Ahmedabad, June 10 (IANS) In a significant achievement for an Indian company, Adani Solar has been ranked sixth in the energy research and consultancy firm Wood Mackenzie’s ‘Global Solar Photovoltaic (PV) Module Manufacturer Rankings 2026’, it was announced on Wednesday.
Wood Mackenzie assigned Adani Solar a ‘Grade A’ classification, citing its performance across manufacturing, technology, financial health, supply chain resilience and operational metrics.
This makes the Adani Group company highest-ranked Indian firm in the annual global assessment, at a time when India aims to expand domestic solar manufacturing capacity and cut dependence on imports.
Adani Solar is the solar manufacturing arm of Adani New Industries Ltd (ANIL).
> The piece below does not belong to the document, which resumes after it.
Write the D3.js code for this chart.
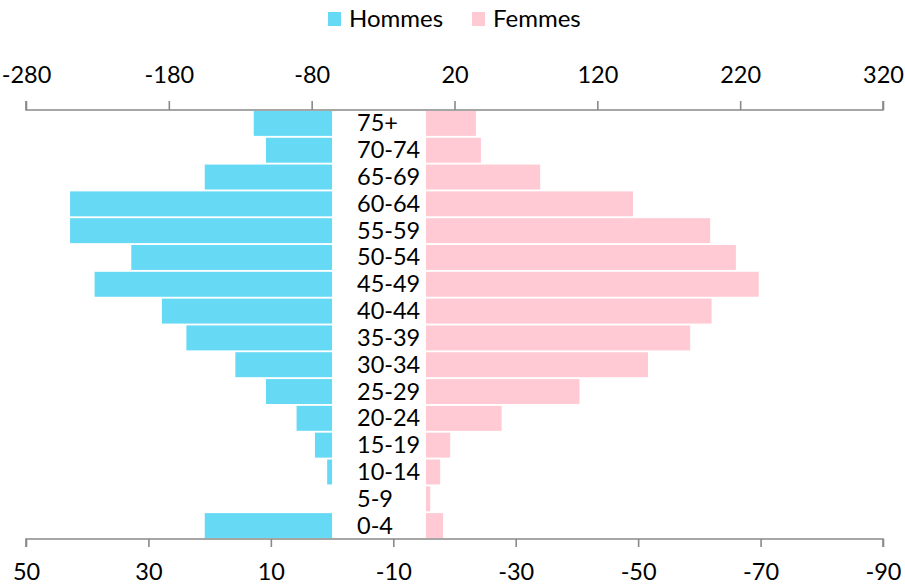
<!DOCTYPE html>
<html>
<head>
<meta charset="utf-8">
<script src="https://cdn.jsdelivr.net/npm/d3@7"></script>
<style>
  html, body { margin: 0; padding: 0; background: #fff; }
  svg { display: block; }
  text { font-family: Lato, "Open Sans", sans-serif; fill: #000; }
</style>
</head>
<body>
<svg id="chart" width="905" height="585"></svg>
<script>
const categories = ["75+", "70-74", "65-69", "60-64", "55-59", "50-54", "45-49", "40-44",
                    "35-39", "30-34", "25-29", "20-24", "15-19", "10-14", "5-9", "0-4"];
const hommes = [12.8, 10.8, 20.8, 42.8, 42.8, 32.8, 38.8, 27.8, 23.8, 15.8, 10.8, 5.8, 2.8, 0.8, 0, 20.8];
const femmes = [35, 38.5, 80, 145, 199, 217, 233, 200, 185, 155.5, 107.5, 53, 17, 10, 3, 12];
const topTicks = [-280, -180, -80, 20, 120, 220, 320];
const bottomTicks = [50, 30, 10, -10, -30, -50, -70, -90];
const seriesNames = ["Hommes", "Femmes"];
const seriesColors = ["#66D9F5", "#FFCAD4"];

const svg = d3.select("#chart");
const left = 26, right = 883, topY = 110, bottomY = 539;
const axisColor = "#898989";
const fontSize = 23.5;

const xTop = d3.scaleLinear().domain([-280, 320]).range([left, right]);
const xBottom = d3.scaleLinear().domain([50, -90]).range([left, right]);
const y = d3.scaleBand().domain(categories).range([topY, bottomY]).paddingInner(0.07).paddingOuter(0.035);

// Bars: Hommes (bottom axis)
svg.append("g").selectAll("rect").data(categories).join("rect")
  .attr("x", (d, i) => Math.min(xBottom(hommes[i]), xBottom(0)))
  .attr("width", (d, i) => Math.abs(xBottom(0) - xBottom(hommes[i])))
  .attr("y", d => y(d))
  .attr("height", y.bandwidth())
  .attr("fill", seriesColors[0]);

// Bars: Femmes (top axis)
svg.append("g").selectAll("rect").data(categories).join("rect")
  .attr("x", (d, i) => xTop(0))
  .attr("width", (d, i) => Math.max(0, xTop(femmes[i]) - xTop(0)))
  .attr("y", d => y(d))
  .attr("height", y.bandwidth())
  .attr("fill", seriesColors[1]);

// Category labels
svg.append("g").selectAll("text").data(categories).join("text")
  .attr("x", 357)
  .attr("y", d => y(d) + y.bandwidth() / 2 + 8)
  .attr("font-size", fontSize)
  .text(d => d);

// Top axis
const gTop = svg.append("g").attr("transform", `translate(0,${topY})`)
  .call(d3.axisTop(xTop).tickValues(topTicks).tickSize(9).tickPadding(4).tickFormat(d => d));
gTop.select(".domain").attr("d", `M${left},-9V0H${right}V-9`);
gTop.selectAll("line, path").attr("stroke", axisColor).attr("stroke-width", 1.6);
gTop.selectAll("text").attr("font-size", fontSize).attr("font-family", "Lato, 'Open Sans', sans-serif").attr("fill", "#000")
  .attr("dy", 0).attr("y", -27);

// Bottom axis
const gBot = svg.append("g").attr("transform", `translate(0,${bottomY})`)
  .call(d3.axisBottom(xBottom).tickValues(bottomTicks).tickSize(8).tickPadding(4).tickFormat(d => d));
gBot.select(".domain").attr("d", `M${left},8V0H${right}V8`);
gBot.selectAll("line, path").attr("stroke", axisColor).attr("stroke-width", 1.6);
gBot.selectAll("text").attr("font-size", fontSize).attr("font-family", "Lato, 'Open Sans', sans-serif").attr("fill", "#000")
  .attr("dy", 0).attr("y", 41);

// Legend
const legendItems = [{x: 328, tx: 349}, {x: 472, tx: 493}];
const lg = svg.append("g");
seriesNames.forEach((name, i) => {
  lg.append("rect").attr("x", legendItems[i].x).attr("y", 12).attr("width", 13).attr("height", 14)
    .attr("fill", seriesColors[i]);
  lg.append("text").attr("x", legendItems[i].tx).attr("y", 27).attr("font-size", 24).text(name);
});
</script>
</body>
</html>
The company improved from eighth place in the previous ranking and is the only Indian manufacturer to feature in the global top 10, according to the report.
The report evaluated 48 solar module manufacturers on several parameters, including capacity utilisation, technology maturity, financial performance, supply chain resilience and operational strength.
Adani Solar is in the advanced stages of expanding its integrated manufacturing facility at Mundra, Gujarat, to 10 GW of annual capacity.
The company currently operates 2 GW of ingot and wafer capacity and 4 GW each of solar cell and module manufacturing capacity.
Meanwhile, Adani Wind under Adani New Industries Ltd (ANIL) is the only Indian company to feature in the ‘Bloomberg NEF Global Top 15 wind turbine manufacturers list’. Also, domestic solar module sales surged 95 per cent to 1,459 MW during the Q4 FY26 on a YoY basis.
The company has consistently been rated a top performer in independent solar module reliability assessments conducted by Kiwa PVEL.
Renewable energy is the central pillar of India’s medium-term strategy to structurally reduce external energy dependence, according to a recent Morgan Stanley report.
Domestic module manufacturing capacity has expanded rapidly, supported by PLI schemes and customs duties. Recent data from MNRE suggests a sharp uptick in domestic solar manufacturing capacity, with module capacity rising from 38 GW in March 2024 to 74 GW in March 2025 and cell capacity from 9 GW to 25 GW in the same period.